▸ EXERCISE INSTRUCTIONS: Output each line exactly as it appears, skipping any embedded picture.

— Start INFORMATION PROVIDED —

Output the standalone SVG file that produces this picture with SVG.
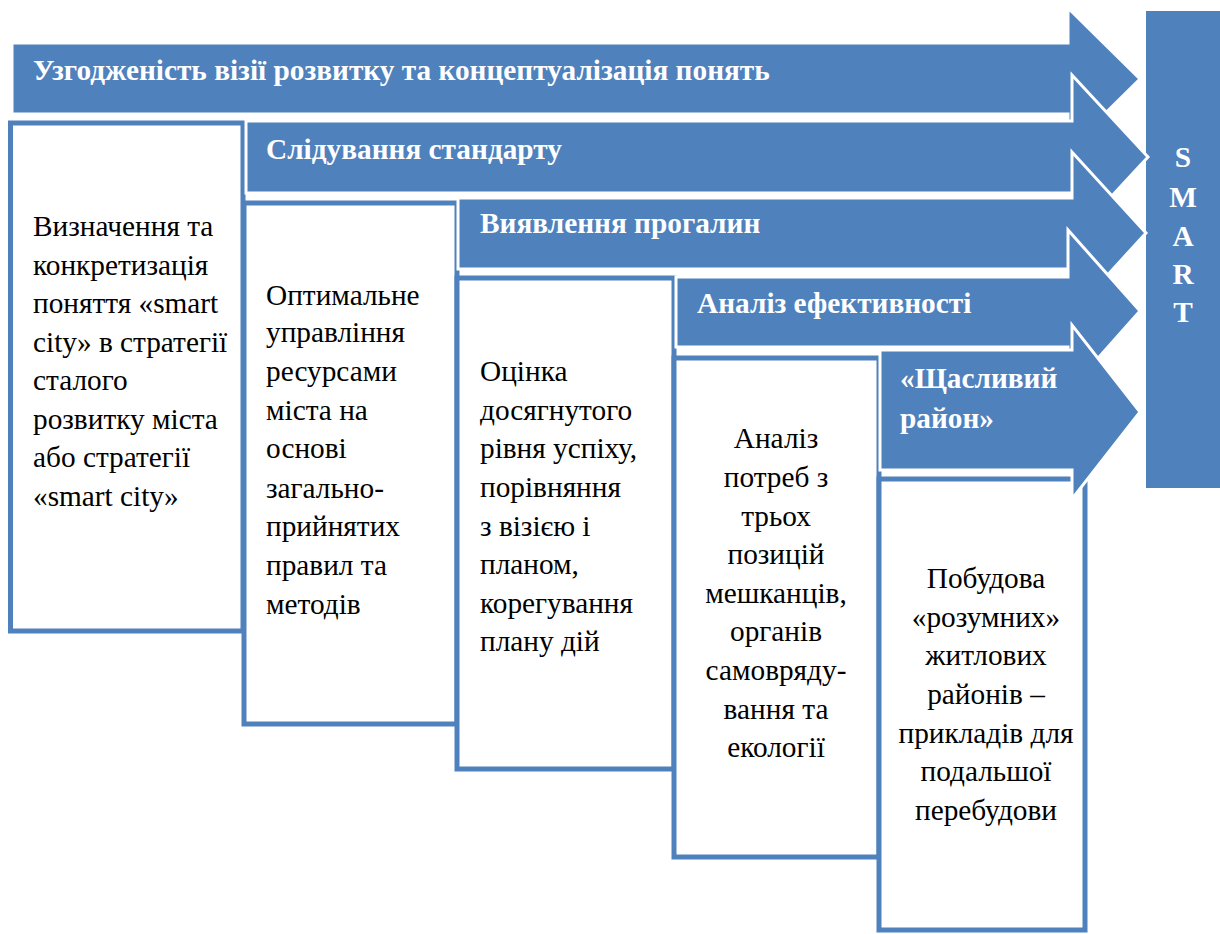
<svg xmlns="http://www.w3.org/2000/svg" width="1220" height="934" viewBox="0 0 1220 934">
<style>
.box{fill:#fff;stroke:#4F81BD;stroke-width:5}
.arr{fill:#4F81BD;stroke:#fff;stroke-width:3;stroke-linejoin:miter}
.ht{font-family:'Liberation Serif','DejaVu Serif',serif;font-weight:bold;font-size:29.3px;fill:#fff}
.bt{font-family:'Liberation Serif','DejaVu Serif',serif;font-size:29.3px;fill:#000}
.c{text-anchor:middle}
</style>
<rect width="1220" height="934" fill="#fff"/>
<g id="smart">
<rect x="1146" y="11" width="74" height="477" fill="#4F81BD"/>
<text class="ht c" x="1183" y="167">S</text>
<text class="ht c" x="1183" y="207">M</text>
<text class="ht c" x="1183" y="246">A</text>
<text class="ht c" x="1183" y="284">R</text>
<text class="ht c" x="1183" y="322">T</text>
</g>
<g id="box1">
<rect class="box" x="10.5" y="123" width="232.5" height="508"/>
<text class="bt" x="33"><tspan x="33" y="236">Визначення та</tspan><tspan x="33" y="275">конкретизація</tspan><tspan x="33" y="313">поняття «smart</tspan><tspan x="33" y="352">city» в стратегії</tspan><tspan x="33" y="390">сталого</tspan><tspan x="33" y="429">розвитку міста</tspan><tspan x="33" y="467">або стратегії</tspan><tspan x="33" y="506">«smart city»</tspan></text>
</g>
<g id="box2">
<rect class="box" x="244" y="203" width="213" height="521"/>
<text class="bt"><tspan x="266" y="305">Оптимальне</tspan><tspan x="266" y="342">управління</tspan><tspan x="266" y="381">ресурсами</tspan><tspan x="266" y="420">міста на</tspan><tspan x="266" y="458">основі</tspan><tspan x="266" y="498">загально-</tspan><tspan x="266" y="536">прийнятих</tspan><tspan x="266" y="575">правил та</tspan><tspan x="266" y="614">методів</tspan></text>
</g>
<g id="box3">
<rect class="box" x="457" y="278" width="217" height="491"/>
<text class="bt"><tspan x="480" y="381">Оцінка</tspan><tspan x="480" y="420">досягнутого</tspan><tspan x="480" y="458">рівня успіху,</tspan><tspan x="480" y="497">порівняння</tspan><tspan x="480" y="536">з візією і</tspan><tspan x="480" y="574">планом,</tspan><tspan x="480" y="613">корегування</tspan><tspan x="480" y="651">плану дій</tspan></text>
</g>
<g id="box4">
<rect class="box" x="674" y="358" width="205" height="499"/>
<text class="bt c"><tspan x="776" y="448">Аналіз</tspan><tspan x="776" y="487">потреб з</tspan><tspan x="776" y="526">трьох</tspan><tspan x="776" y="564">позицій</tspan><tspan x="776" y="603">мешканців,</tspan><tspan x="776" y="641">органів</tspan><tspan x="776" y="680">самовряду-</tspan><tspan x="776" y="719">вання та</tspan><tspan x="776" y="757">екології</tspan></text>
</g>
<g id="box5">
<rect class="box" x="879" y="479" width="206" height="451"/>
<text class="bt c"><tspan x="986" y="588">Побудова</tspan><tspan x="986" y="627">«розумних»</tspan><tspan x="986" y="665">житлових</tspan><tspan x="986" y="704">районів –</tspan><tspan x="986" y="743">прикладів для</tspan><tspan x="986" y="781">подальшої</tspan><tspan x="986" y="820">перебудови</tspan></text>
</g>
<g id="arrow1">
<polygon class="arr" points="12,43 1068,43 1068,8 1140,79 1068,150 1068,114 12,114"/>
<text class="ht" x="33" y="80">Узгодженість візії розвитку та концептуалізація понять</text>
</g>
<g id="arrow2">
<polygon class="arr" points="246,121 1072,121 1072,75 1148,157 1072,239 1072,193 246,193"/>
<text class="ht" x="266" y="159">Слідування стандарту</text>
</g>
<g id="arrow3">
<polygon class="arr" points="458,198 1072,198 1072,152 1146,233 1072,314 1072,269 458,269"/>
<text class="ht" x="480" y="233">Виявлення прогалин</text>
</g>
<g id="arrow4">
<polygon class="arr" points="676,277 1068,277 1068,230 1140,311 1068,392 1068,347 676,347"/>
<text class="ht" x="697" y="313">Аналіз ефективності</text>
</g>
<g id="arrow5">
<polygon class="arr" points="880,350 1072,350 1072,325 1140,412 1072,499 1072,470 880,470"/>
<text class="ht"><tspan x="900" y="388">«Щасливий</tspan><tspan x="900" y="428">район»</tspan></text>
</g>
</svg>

— End INFORMATION PROVIDED —

▸ SOLUTION TO THIS EXERCISE:
Output the standalone SVG file that produces this picture with SVG.
<svg xmlns="http://www.w3.org/2000/svg" width="1220" height="934" viewBox="0 0 1220 934">
<style>
.box{fill:#fff;stroke:#4F81BD;stroke-width:5}
.arr{fill:#4F81BD;stroke:#fff;stroke-width:3;stroke-linejoin:miter}
.ht{font-family:'Liberation Serif','DejaVu Serif',serif;font-weight:bold;font-size:29.3px;fill:#fff}
.bt{font-family:'Liberation Serif','DejaVu Serif',serif;font-size:29.3px;fill:#000}
.c{text-anchor:middle}
</style>
<rect width="1220" height="934" fill="#fff"/>
<g id="smart">
<rect x="1146" y="11" width="74" height="477" fill="#4F81BD"/>
<text class="ht c" x="1183" y="167">S</text>
<text class="ht c" x="1183" y="207">M</text>
<text class="ht c" x="1183" y="246">A</text>
<text class="ht c" x="1183" y="284">R</text>
<text class="ht c" x="1183" y="322">T</text>
</g>
<g id="box1">
<rect class="box" x="10.5" y="123" width="232.5" height="508"/>
<text class="bt" x="33"><tspan x="33" y="236">Визначення та</tspan><tspan x="33" y="275">конкретизація</tspan><tspan x="33" y="313">поняття «smart</tspan><tspan x="33" y="352">city» в стратегії</tspan><tspan x="33" y="390">сталого</tspan><tspan x="33" y="429">розвитку міста</tspan><tspan x="33" y="467">або стратегії</tspan><tspan x="33" y="506">«smart city»</tspan></text>
</g>
<g id="box2">
<rect class="box" x="244" y="203" width="213" height="521"/>
<text class="bt"><tspan x="266" y="305">Оптимальне</tspan><tspan x="266" y="342">управління</tspan><tspan x="266" y="381">ресурсами</tspan><tspan x="266" y="420">міста на</tspan><tspan x="266" y="458">основі</tspan><tspan x="266" y="498">загально-</tspan><tspan x="266" y="536">прийнятих</tspan><tspan x="266" y="575">правил та</tspan><tspan x="266" y="614">методів</tspan></text>
</g>
<g id="box3">
<rect class="box" x="457" y="278" width="217" height="491"/>
<text class="bt"><tspan x="480" y="381">Оцінка</tspan><tspan x="480" y="420">досягнутого</tspan><tspan x="480" y="458">рівня успіху,</tspan><tspan x="480" y="497">порівняння</tspan><tspan x="480" y="536">з візією і</tspan><tspan x="480" y="574">планом,</tspan><tspan x="480" y="613">корегування</tspan><tspan x="480" y="651">плану дій</tspan></text>
</g>
<g id="box4">
<rect class="box" x="674" y="358" width="205" height="499"/>
<text class="bt c"><tspan x="776" y="448">Аналіз</tspan><tspan x="776" y="487">потреб з</tspan><tspan x="776" y="526">трьох</tspan><tspan x="776" y="564">позицій</tspan><tspan x="776" y="603">мешканців,</tspan><tspan x="776" y="641">органів</tspan><tspan x="776" y="680">самовряду-</tspan><tspan x="776" y="719">вання та</tspan><tspan x="776" y="757">екології</tspan></text>
</g>
<g id="box5">
<rect class="box" x="879" y="479" width="206" height="451"/>
<text class="bt c"><tspan x="986" y="588">Побудова</tspan><tspan x="986" y="627">«розумних»</tspan><tspan x="986" y="665">житлових</tspan><tspan x="986" y="704">районів –</tspan><tspan x="986" y="743">прикладів для</tspan><tspan x="986" y="781">подальшої</tspan><tspan x="986" y="820">перебудови</tspan></text>
</g>
<g id="arrow1">
<polygon class="arr" points="12,43 1068,43 1068,8 1140,79 1068,150 1068,114 12,114"/>
<text class="ht" x="33" y="80">Узгодженість візії розвитку та концептуалізація понять</text>
</g>
<g id="arrow2">
<polygon class="arr" points="246,121 1072,121 1072,75 1148,157 1072,239 1072,193 246,193"/>
<text class="ht" x="266" y="159">Слідування стандарту</text>
</g>
<g id="arrow3">
<polygon class="arr" points="458,198 1072,198 1072,152 1146,233 1072,314 1072,269 458,269"/>
<text class="ht" x="480" y="233">Виявлення прогалин</text>
</g>
<g id="arrow4">
<polygon class="arr" points="676,277 1068,277 1068,230 1140,311 1068,392 1068,347 676,347"/>
<text class="ht" x="697" y="313">Аналіз ефективності</text>
</g>
<g id="arrow5">
<polygon class="arr" points="880,350 1072,350 1072,325 1140,412 1072,499 1072,470 880,470"/>
<text class="ht"><tspan x="900" y="388">«Щасливий</tspan><tspan x="900" y="428">район»</tspan></text>
</g>
</svg>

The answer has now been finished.